Demonstrating how strongly the plight of Syrian migrants have affected people all over, another grass roots offer to help has come from St. Louis. Greg Johnson, a Presbyterian pastor, said that St. Louis should welcome at least 60,000 migrants, citing the city’s “track record of welcoming Muslims into our city and trusting them with our communities.” Johnson pointed out that when St. Louis previously accepted 60,000 Bosnian refugees, the city hugely benefited. “Entire neighborhoods saw revitalization, new businesses were started, and the city’s decades-long decline in population slowed. Our region is better for their having joined us.”

Pope Francis has also called on every European parish, religious community, monastery, and sanctuary to take in one refugee family.

What Is the US Doing?

Despite a prescient call by senators earlier this year urging President Obama to allow at least 65,000 displaced Syrians to resettle in the US—a move which was derided by some at the time—there is only likely to be a slight increase in the quota of Syrian migrants, unless changes are made.

Senator Amy Klobuchar, who signed the letter urging Mr. Obama to accept more Syrian refugees, said in the New York Times: “We knew of the mounting problem for the humanitarian issues, the moral issues.” And in BuzzFeed she said: “Europe should clearly take the lead because they are close in proximity, but that doesn’t mean we shouldn’t take part, and doesn’t mean some countries in the Mideast like Saudi Arabia shouldn’t take some refugees as well.”

Eric P. Schwartz, a former assistant secretary of state for population, refugees and migration, and now dean of the Hubert H. Humphrey School of Public Affairs at the University of Minnesota, said presidential action is needed for any changes to come about. “The folks who lead our humanitarian work in the government are the best in the world, but you need the president of the United States and the secretary of state, but the president in particular, to speak out about our responsibilities here and to define the challenge,” he said in the New York Times. Increasing the number of Syrians granted asylum to 50,000 on an emergency basis would also send “an extremely powerful signal to Europe and to the world.”

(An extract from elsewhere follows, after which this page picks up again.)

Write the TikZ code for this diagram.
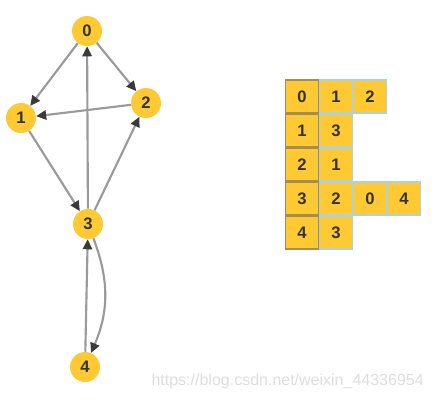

UPDATE: 9/11/2015. President Obama announced plans yesterday for the United States to take in at least 10,000 displaced Syrians over the next fiscal year. This comes after mounting criticism that the US is not doing enough to assist the approximately four million displaced Syrians. Responding to this announcement in Buzzfeed, Paul O’Brien, Oxfam’s vice president for police and campaigns, said: "The White House’s pledge is a start but it just scratches the surface...The U.S. can and must do more to help ensure that thousands of Syrians fleeing violence have the safety and security they need."